:: The input ::
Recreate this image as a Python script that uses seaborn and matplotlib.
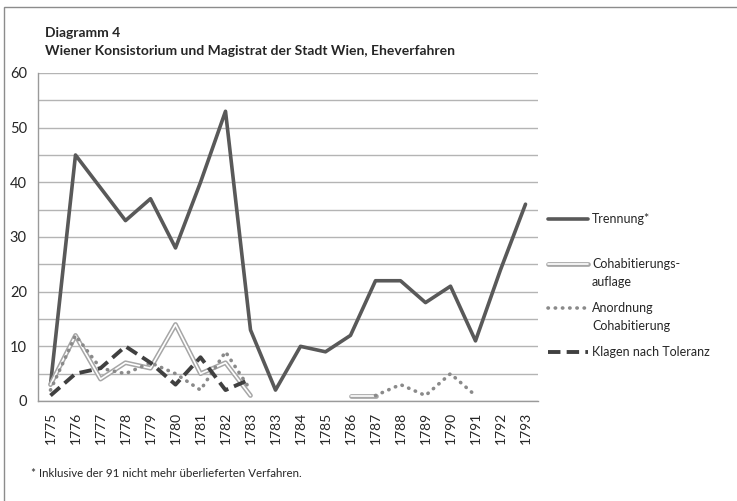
import numpy as np
import pandas as pd
import matplotlib
matplotlib.use("Agg")
import matplotlib.pyplot as plt
import matplotlib.patheffects as pe
from matplotlib.lines import Line2D
from matplotlib.patches import Rectangle
import seaborn as sns

# =========================
# DATA
# =========================
years = ["1775", "1776", "1777", "1778", "1779", "1780", "1781", "1782", "1783",
         "1783", "1784", "1785", "1786", "1787", "1788", "1789", "1790", "1791",
         "1792", "1793"]
nan = np.nan
trennung = [3, 45, 39, 33, 37, 28, 40, 53, 13, 2, 10, 9, 12, 22, 22, 18, 21, 11, 24, 36]
cohab_auflage = [3, 12, 4, 7, 6, 14, 5, 7, 1, nan, nan, nan, 1, 1, nan, nan, nan, nan, nan, nan]
anordnung = [2, 12, 6, 5, 7, 5, 2, 9, 2, nan, nan, nan, nan, 1, 3, 1, 5, 1, nan, nan]
klagen = [1, 5, 6, 10, 7, 3, 8, 2, 4, nan, nan, nan, nan, nan, nan, nan, nan, nan, nan, nan]

labels = [["Trennung*"], ["Cohabitierungs-", "auflage"], ["Anordnung", "Cohabitierung"],
          ["Klagen nach Toleranz"]]
series = [trennung, cohab_auflage, anordnung, klagen]

# =========================
# STYLE
# =========================
sns.set_style("white")
plt.rcParams["font.family"] = ["Lato", "DejaVu Sans"]

styles = [
    dict(color="#595959", linewidth=2.6, linestyle="-"),
    dict(color="white", linewidth=1.2, linestyle="-",
         path_effects=[pe.Stroke(linewidth=3.4, foreground="#a6a6a6"), pe.Normal()]),
    dict(color="#8a8a8a", linewidth=2.6, linestyle=(0, (0.1, 1.9)),
         dash_capstyle="round"),
    dict(color="#404040", linewidth=2.8, linestyle=(0, (3.2, 1.6))),
]

W, H = 737, 501
fig = plt.figure(figsize=(W / 100, H / 100), dpi=100)
ax = fig.add_axes([38 / W, 1 - 401 / H, 500 / W, 328 / H])

x = np.arange(len(years))
for vals, st in zip(series, styles):
    df = pd.DataFrame({"x": x, "value": vals})
    df["seg"] = df["value"].isna().cumsum()
    df = df.dropna()
    for seg, part in df.groupby("seg"):
        sns.lineplot(data=part, x="x", y="value", ax=ax, **st)

# axes
ax.set_xlim(-0.5, len(years) - 0.5)
ax.set_ylim(0, 60)
ax.set_yticks(range(0, 61, 10))
ax.set_yticks(range(5, 60, 10), minor=True)
ax.yaxis.grid(True, which="both", color="#b4b4b4", linewidth=1)
ax.set_axisbelow(True)
ax.set_xticks(x)
ax.set_xticklabels(years, rotation=90)
ax.set_xticks(np.arange(-0.5, len(years)), minor=True)
ax.tick_params(axis="x", which="major", length=0, pad=8, labelsize=10)
ax.tick_params(axis="x", which="minor", length=5, color="#9a9a9a", width=1)
ax.tick_params(axis="y", which="major", length=5, color="#9a9a9a", width=1,
               labelsize=10.5, pad=3)
ax.tick_params(axis="y", which="minor", length=0)
ax.set_xlabel("")
ax.set_ylabel("")
for s in ["top", "right"]:
    ax.spines[s].set_visible(False)
for s in ["left", "bottom"]:
    ax.spines[s].set_color("#9a9a9a")
    ax.spines[s].set_linewidth(1)

# legend (handles sit on the first text line, like the original)
leg_y = [219, 264, 308, 352]
for lines, st, y in zip(labels, styles, leg_y):
    fig.add_artist(Line2D([548 / W, 588 / W], [1 - y / H, 1 - y / H],
                          transform=fig.transFigure, **st))
    for i, txt in enumerate(lines):
        fig.text(592 / W, 1 - (y + i * 18) / H, txt, fontsize=9,
                 va="center", ha="left")

# titles
fig.text(45 / W, 1 - 37 / H, "Diagramm 4", fontsize=10, fontweight="bold")
fig.text(45 / W, 1 - 55 / H,
         "Wiener Konsistorium und Magistrat der Stadt Wien, Eheverfahren",
         fontsize=10, fontweight="bold")
fig.text(31 / W, 1 - 477 / H,
         "* Inklusive der 91 nicht mehr überlieferten Verfahren.", fontsize=8.3)

# outer frame
fig.patches.append(Rectangle((4 / W, -0.1), 1.2, 1.1 - 7 / H,
                             transform=fig.transFigure, fill=False,
                             edgecolor="#8c8c8c", linewidth=1))

fig.savefig("out.png", dpi=100)
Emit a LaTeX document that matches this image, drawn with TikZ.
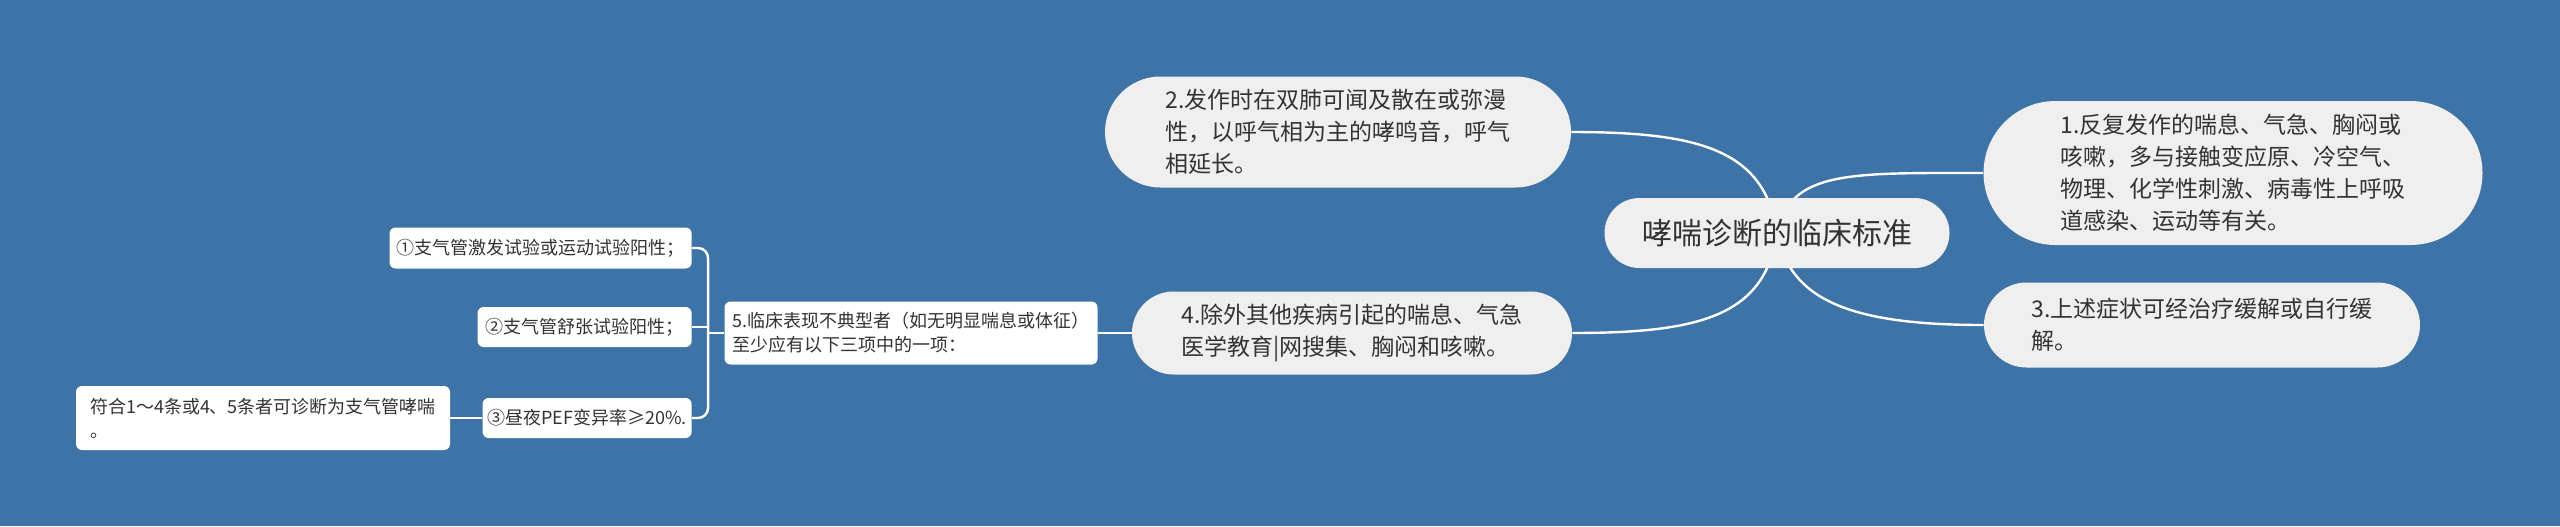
\documentclass[tikz,border=0pt]{standalone}
\usepackage{fontspec}
\setmainfont{Noto Sans CJK SC}
\usepackage{xcolor}
\usetikzlibrary{shapes.misc,calc,positioning}
\definecolor{bgblue}{HTML}{3D73A6}
\definecolor{pillgray}{HTML}{EFEFEF}
\definecolor{txtgray}{HTML}{333333}
\pgfdeclarelayer{back}
\pgfdeclarelayer{edges}
\pgfsetlayers{back,edges,main}
\tikzset{
  topic/.style={rounded rectangle, fill=pillgray, text=txtgray, align=left, inner sep=0pt},
  roottopic/.style={topic, minimum width=172.5pt, minimum height=35pt, font=\fontsize{15}{18}\selectfont},
  maintopic/.style={topic, font=\fontsize{11.5}{16}\selectfont},
  subtopic/.style={rectangle, rounded corners=3pt, fill=white, text=txtgray, align=left, inner sep=0pt, font=\fontsize{9}{12}\selectfont},
  link/.style={draw=white, line width=1.2pt}
}

\begin{document}
\begin{tikzpicture}[x=0.5pt, y=-0.5pt]
  \useasboundingbox (0,0) rectangle (2560,526);
  \begin{pgfonlayer}{back}
    \fill[bgblue] (0,0) rectangle (2560,526);
  \end{pgfonlayer}

  % Nodes
  \node[roottopic] (root) at (1777,233) {哮喘诊断的临床标准};
  \node[maintopic, minimum width=249.5pt, minimum height=72pt] (n1) at (2233,173)
    {1.反复发作的喘息、气急、胸闷或\\咳嗽，多与接触变应原、冷空气、\\物理、化学性刺激、病毒性上呼吸\\道感染、运动等有关。};
  \node[maintopic, minimum width=233pt, minimum height=55.5pt] (n2) at (1338,132)
    {2.发作时在双肺可闻及散在或弥漫\\性，以呼气相为主的哮鸣音，呼气\\相延长。};
  \node[maintopic, minimum width=218pt, minimum height=42.5pt] (n3) at (2202,325)
    {3.上述症状可经治疗缓解或自行缓\\解。};
  \node[maintopic, minimum width=220pt, minimum height=41.5pt] (n4) at (1352,333)
    {4.除外其他疾病引起的喘息、气急\\医学教育|网搜集、胸闷和咳嗽。};
  \node[subtopic, minimum width=186.5pt, minimum height=31.5pt] (n5) at (911,333)
    {5.临床表现不典型者（如无明显喘息或体征）\\至少应有以下三项中的一项：};
  \node[subtopic, minimum width=151pt, minimum height=20.5pt, anchor=east] (c1) at (692,248)
    {①支气管激发试验或运动试验阳性；};
  \node[subtopic, minimum width=107pt, minimum height=20pt, anchor=east] (c2) at (692,327)
    {②支气管舒张试验阳性；};
  \node[subtopic, minimum width=104.5pt, minimum height=20pt, anchor=east] (c3) at (692,418)
    {③昼夜PEF变异率≥20\%.};
  \node[subtopic, minimum width=187pt, minimum height=32pt] (fin) at (263,418)
    {符合1～4条或4、5条者可诊断为支气管哮喘\\。};
  \coordinate (bus) at ($(c1.east)!0.5!(n5.west)$);

  % Lines
  \begin{pgfonlayer}{edges}
    \draw[link] (root.center) .. controls (1765,150) and (1700,132) .. (n2.east);
    \draw[link] (root.center) .. controls (1765,316) and (1700,333) .. (n4.east);
    \draw[link] (root.center) .. controls (1790,170) and (1850,173) .. (n1.west);
    \draw[link] (root.center) .. controls (1790,300) and (1850,325) .. (n3.west);
    \draw[link] (n4.west) -- (n5.east);
    \draw[link, rounded corners=5pt] (c1.east) -| (bus |- c3.east) -- (c3.east);
    \draw[link] (c2.east) -- (bus |- c2.east);
    \draw[link] (n5.west) -- (bus |- n5.west);
    \draw[link] (c3.west) -- (fin.east);
  \end{pgfonlayer}
\end{tikzpicture}
\end{document}
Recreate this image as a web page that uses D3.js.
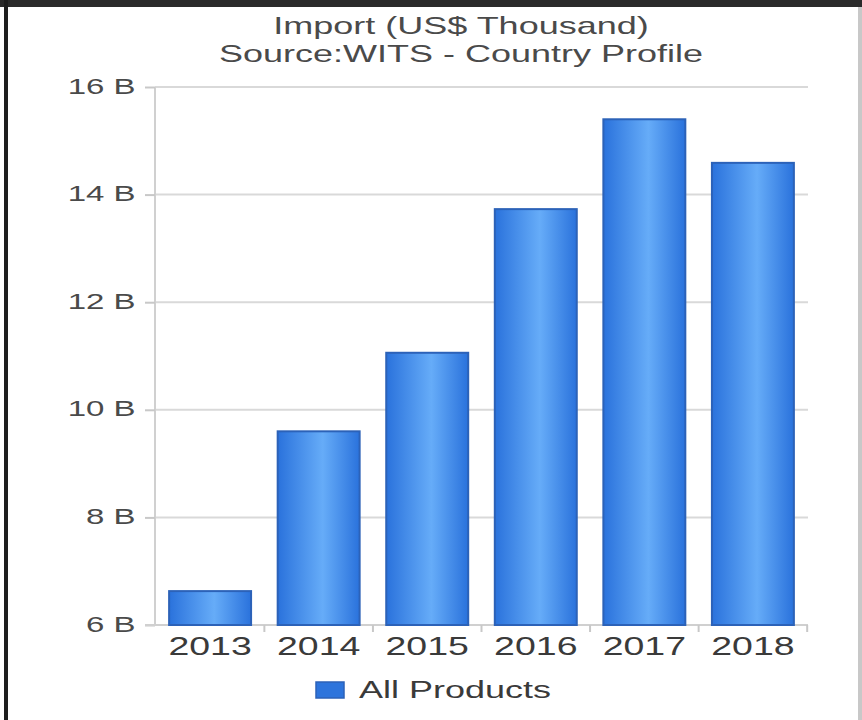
:::
[Problem to solve] Begin with the first line of the entries above and write out each line exactly, ending with the line containing "import seaborn as sns". Leave out pictures.

[Final answer]
Recreate this image as a Python script that uses seaborn and matplotlib.
import numpy as np
import pandas as pd
import matplotlib
matplotlib.use("Agg")
import matplotlib.pyplot as plt
import matplotlib.patheffects as pe
from matplotlib.lines import Line2D
from matplotlib.patches import Rectangle
import seaborn as sns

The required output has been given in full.